2.2 Moments of the Compound Distribution

Conditioning on \(N\) and using the tower property yields

\[ \mathbb{E}[S] = \mathbb{E}[N]\,\mathbb{E}[X], \qquad \mathrm{Var}(S) = \mathbb{E}[N]\,\mathrm{Var}(X) + (\mathbb{E}[X])^2\,\mathrm{Var}(N). \]

The first term is process variance (randomness within a known claim count), the second is parameter variance (randomness in the count itself). The moment generating function is \(M_S(t) = P_N(M_X(t))\), a compact way of recording how much information the MGF of \(S\) contains.

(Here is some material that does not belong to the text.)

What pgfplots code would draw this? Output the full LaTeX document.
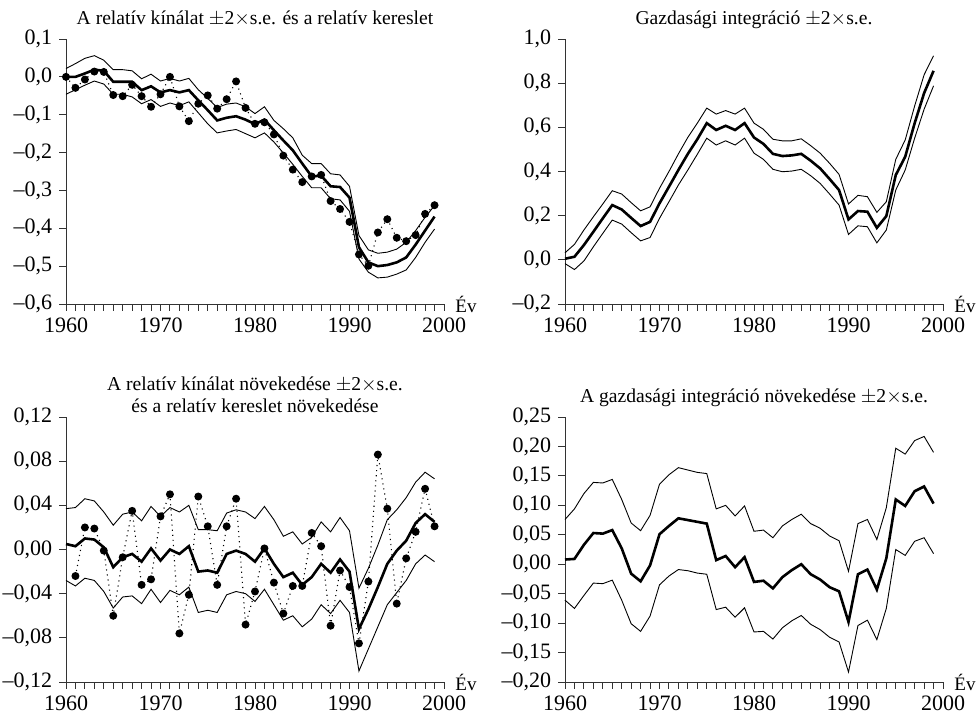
\documentclass[border=0pt]{standalone}
\usepackage{fontspec}
\setmainfont{Liberation Serif}
\usepackage{pgfplots}
\pgfplotsset{compat=1.18}
\usepackage{pgfplotstable}

% panel 1: relative supply (lo/mid/hi) and relative demand (dem)
\pgfplotstableread{
year lo mid hi dem
1960 -0.046 0.000 0.022 0.000
1961 -0.034 0.000 0.035 -0.029
1962 -0.022 0.009 0.049 -0.007
1963 -0.011 0.019 0.056 0.014
1964 -0.019 0.016 0.044 0.013
1965 -0.046 -0.013 0.019 -0.048
1966 -0.046 -0.013 0.019 -0.051
1967 -0.053 -0.013 0.016 -0.021
1968 -0.071 -0.035 -0.005 -0.051
1969 -0.060 -0.025 0.007 -0.079
1970 -0.078 -0.041 -0.011 -0.046
1971 -0.069 -0.035 -0.004 0.000
1972 -0.076 -0.041 -0.011 -0.078
1973 -0.066 -0.035 -0.004 -0.117
1974 -0.095 -0.062 -0.034 -0.071
1975 -0.124 -0.088 -0.057 -0.049
1976 -0.148 -0.115 -0.081 -0.084
1977 -0.143 -0.108 -0.072 -0.059
1978 -0.139 -0.104 -0.069 -0.012
1979 -0.150 -0.113 -0.079 -0.082
1980 -0.161 -0.125 -0.097 -0.124
1981 -0.148 -0.113 -0.079 -0.120
1982 -0.172 -0.141 -0.115 -0.152
1983 -0.201 -0.168 -0.137 -0.208
1984 -0.231 -0.194 -0.161 -0.245
1985 -0.263 -0.229 -0.207 -0.278
1986 -0.293 -0.263 -0.229 -0.263
1987 -0.293 -0.261 -0.229 -0.259
1988 -0.322 -0.289 -0.256 -0.328
1989 -0.325 -0.291 -0.259 -0.349
1990 -0.355 -0.319 -0.289 -0.383
1991 -0.481 -0.450 -0.419 -0.469
1992 -0.516 -0.490 -0.457 -0.499
1993 -0.531 -0.500 -0.466 -0.411
1994 -0.529 -0.497 -0.463 -0.376
1995 -0.521 -0.490 -0.455 -0.425
1996 -0.510 -0.477 -0.437 -0.434
1997 -0.477 -0.443 -0.406 -0.418
1998 -0.437 -0.406 -0.371 -0.362
1999 -0.402 -0.369 -0.340 -0.339
}\tabA

% panel 2: economic integration
\pgfplotstableread{
year lo mid hi
1960 -0.017 0.005 0.032
1961 -0.044 0.014 0.070
1962 -0.005 0.067 0.135
1963 0.059 0.127 0.195
1964 0.120 0.188 0.253
1965 0.180 0.248 0.313
1966 0.162 0.228 0.298
1967 0.123 0.190 0.259
1968 0.086 0.153 0.222
1969 0.101 0.172 0.240
1970 0.188 0.256 0.324
1971 0.263 0.331 0.400
1972 0.339 0.407 0.480
1973 0.407 0.480 0.555
1974 0.478 0.546 0.619
1975 0.551 0.619 0.687
1976 0.520 0.588 0.660
1977 0.539 0.607 0.676
1978 0.520 0.588 0.660
1979 0.551 0.619 0.687
1980 0.483 0.554 0.619
1981 0.455 0.525 0.591
1982 0.410 0.480 0.546
1983 0.399 0.470 0.539
1984 0.402 0.473 0.539
1985 0.410 0.480 0.548
1986 0.381 0.449 0.517
1987 0.346 0.414 0.483
1988 0.298 0.366 0.437
1989 0.248 0.316 0.387
1990 0.115 0.183 0.253
1991 0.154 0.221 0.292
1992 0.150 0.218 0.286
1993 0.077 0.145 0.215
1994 0.135 0.198 0.263
1995 0.316 0.384 0.455
1996 0.407 0.467 0.543
1997 0.551 0.619 0.697
1998 0.682 0.755 0.838
1999 0.788 0.856 0.924
}\tabB

% panel 3: growth of relative supply and demand
\pgfplotstableread{
year lo mid hi dem
1960 -0.028 0.005 0.037 nan
1961 -0.033 0.003 0.038 -0.024
1962 -0.026 0.010 0.046 0.020
1963 -0.028 0.009 0.044 0.019
1964 -0.038 0.002 0.034 -0.001
1965 -0.053 -0.016 0.022 -0.060
1966 -0.043 -0.007 0.032 -0.007
1967 -0.042 -0.004 0.034 0.035
1968 -0.049 -0.011 0.026 -0.032
1969 -0.036 0.001 0.039 -0.027
1970 -0.048 -0.010 0.030 0.030
1971 -0.037 0.000 0.038 0.050
1972 -0.041 -0.004 0.034 -0.076
1973 -0.034 0.003 0.040 -0.041
1974 -0.057 -0.020 0.018 0.048
1975 -0.055 -0.019 0.018 0.021
1976 -0.057 -0.021 0.017 -0.032
1977 -0.041 -0.004 0.033 0.021
1978 -0.038 -0.001 0.036 0.046
1979 -0.040 -0.004 0.034 -0.068
1980 -0.047 -0.011 0.028 -0.038
1981 -0.036 0.001 0.039 0.001
1982 -0.050 -0.013 0.027 -0.030
1983 -0.064 -0.025 0.012 -0.058
1984 -0.060 -0.021 0.016 -0.033
1985 -0.070 -0.032 0.005 -0.033
1986 -0.063 -0.025 0.011 0.015
1987 -0.050 -0.013 0.025 0.003
1988 -0.058 -0.021 0.016 -0.069
1989 -0.046 -0.009 0.029 -0.019
1990 -0.057 -0.020 0.017 -0.034
1991 -0.110 -0.072 -0.035 -0.085
1992 -0.090 -0.054 -0.017 -0.029
1993 -0.070 -0.034 0.004 0.086
1994 -0.050 -0.013 0.027 0.037
1995 -0.039 -0.001 0.036 -0.049
1996 -0.028 0.008 0.047 -0.008
1997 -0.013 0.024 0.061 0.016
1998 -0.005 0.032 0.070 0.055
1999 -0.011 0.025 0.064 0.021
}\tabC

% panel 4: growth of economic integration
\pgfplotstableread{
year lo mid hi
1960 -0.061 0.008 0.076
1961 -0.075 0.009 0.094
1962 -0.053 0.033 0.120
1963 -0.032 0.053 0.139
1964 -0.033 0.052 0.138
1965 -0.027 0.058 0.144
1966 -0.061 0.027 0.110
1967 -0.101 -0.016 0.070
1968 -0.114 -0.029 0.057
1969 -0.088 -0.002 0.083
1970 -0.035 0.051 0.136
1971 -0.020 0.065 0.152
1972 -0.009 0.078 0.164
1973 -0.011 0.075 0.160
1974 -0.015 0.072 0.156
1975 -0.017 0.069 0.154
1976 -0.077 0.007 0.094
1977 -0.073 0.014 0.100
1978 -0.090 -0.005 0.082
1979 -0.074 0.012 0.099
1980 -0.115 -0.030 0.056
1981 -0.114 -0.028 0.058
1982 -0.127 -0.041 0.045
1983 -0.108 -0.022 0.065
1984 -0.096 -0.010 0.076
1985 -0.087 0.000 0.085
1986 -0.102 -0.017 0.069
1987 -0.111 -0.026 0.061
1988 -0.124 -0.039 0.048
1989 -0.132 -0.046 0.040
1990 -0.183 -0.098 -0.012
1991 -0.104 -0.017 0.069
1992 -0.095 -0.009 0.076
1993 -0.128 -0.043 0.042
1994 -0.075 0.010 0.096
1995 0.025 0.110 0.197
1996 0.015 0.099 0.187
1997 0.039 0.124 0.210
1998 0.045 0.132 0.217
1999 0.018 0.103 0.190
}\tabD

\newcommand{\pmse}{$\pm$2$\times$s.e.}

\pgfplotsset{
 panel/.style={
  scale only axis, width=189pt, height=132.5pt,
  anchor=south west, clip=false,
  axis x line=bottom, axis y line=left,
  axis line style={-, black!80, line width=0.5pt},
  xmin=1960, xmax=2000,
  xtick={1960,1970,1980,1990,2000},
  xticklabels={1960,1970,1980,1990,2000},
  minor x tick num=9,
  tick align=outside,
  major tick length=3.4pt, minor tick length=3.4pt,
  tick style={black!80, line width=0.5pt},
  ticklabel style={font=\fontsize{11}{12}\selectfont},
  x tick label style={inner sep=0.5pt, text depth=0pt, yshift=-3pt},
  xlabel={Év},
  xlabel style={at={(axis description cs:1,0)}, anchor=base west,
   inner sep=1pt, text depth=0pt, xshift=4.5pt, yshift=-4pt,
   font=\fontsize{9.5}{11}\selectfont},
  title style={at={(0.5,1)}, anchor=base, yshift=1.5pt, align=center,
   font=\fontsize{9.8}{11}\selectfont},
 },
 band/.style={black, line width=0.45pt, no marks},
 est/.style={black, line width=1.3pt, no marks},
 dem/.style={black, line width=0.55pt, dotted, mark=*, mark size=1.7pt,
  mark options={solid}},
}

\begin{document}
\begin{tikzpicture}
\useasboundingbox (0,0) rectangle (488.5pt,-356.5pt);

\begin{axis}[panel, at={(33pt,-152pt)},
 ymin=-0.6, ymax=0.1,
 ytick={-0.6,-0.5,-0.4,-0.3,-0.2,-0.1,0,0.1},
 yticklabels={{–0,6},{–0,5},{–0,4},{–0,3},{–0,2},{–0,1},{0,0},{0,1}},
 title={A relatív kínálat \pmse{} és a relatív kereslet}]
\addplot[band] table[x=year,y=lo] {\tabA};
\addplot[band] table[x=year,y=hi] {\tabA};
\addplot[est] table[x=year,y=mid] {\tabA};
\addplot[dem] table[x=year,y=dem] {\tabA};
\end{axis}

\begin{axis}[panel, at={(282.5pt,-152pt)},
 ymin=-0.2, ymax=1.0,
 ytick={-0.2,0,0.2,0.4,0.6,0.8,1.0},
 yticklabels={{–0,2},{0,0},{0,2},{0,4},{0,6},{0,8},{1,0}},
 title={Gazdasági integráció \pmse}]
\addplot[band] table[x=year,y=lo] {\tabB};
\addplot[band] table[x=year,y=hi] {\tabB};
\addplot[est] table[x=year,y=mid] {\tabB};
\end{axis}

\begin{axis}[panel, at={(33pt,-341pt)},
 ymin=-0.12, ymax=0.12,
 ytick={-0.12,-0.08,-0.04,0,0.04,0.08,0.12},
 yticklabels={{–0,12},{–0,08},{–0,04},{0,00},{0,04},{0,08},{0,12}},
 title style={yshift=-5pt},
 title={A relatív kínálat növekedése \pmse\\és a relatív kereslet növekedése}]
\addplot[band] table[x=year,y=lo] {\tabC};
\addplot[band] table[x=year,y=hi] {\tabC};
\addplot[est] table[x=year,y=mid] {\tabC};
\addplot[dem] table[x=year,y=dem] {\tabC};
\end{axis}

\begin{axis}[panel, at={(282.5pt,-341pt)},
 ymin=-0.2, ymax=0.25,
 ytick={-0.2,-0.15,-0.1,-0.05,0,0.05,0.1,0.15,0.2,0.25},
 yticklabels={{–0,20},{–0,15},{–0,10},{–0,05},{0,00},{0,05},{0,10},{0,15},{0,20},{0,25}},
 title={A gazdasági integráció növekedése \pmse}]
\addplot[band] table[x=year,y=lo] {\tabD};
\addplot[band] table[x=year,y=hi] {\tabD};
\addplot[est] table[x=year,y=mid] {\tabD};
\end{axis}
\end{tikzpicture}
\end{document}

The compound Poisson case is particularly clean: when \(N\sim\mathrm{Poisson}(\lambda)\), we have \(\mathrm{Var}(N)=\mathbb{E}[N]=\lambda\), so \(\mathrm{Var}(S) = \lambda\,\mathbb{E}[X^2]\). A crucial closure property is that the sum of independent compound Poisson variables is compound Poisson with rate equal to the sum of rates and severity equal to the mixture of severities weighted by rates. This lets insurers combine sub-portfolios while retaining analytical tractability.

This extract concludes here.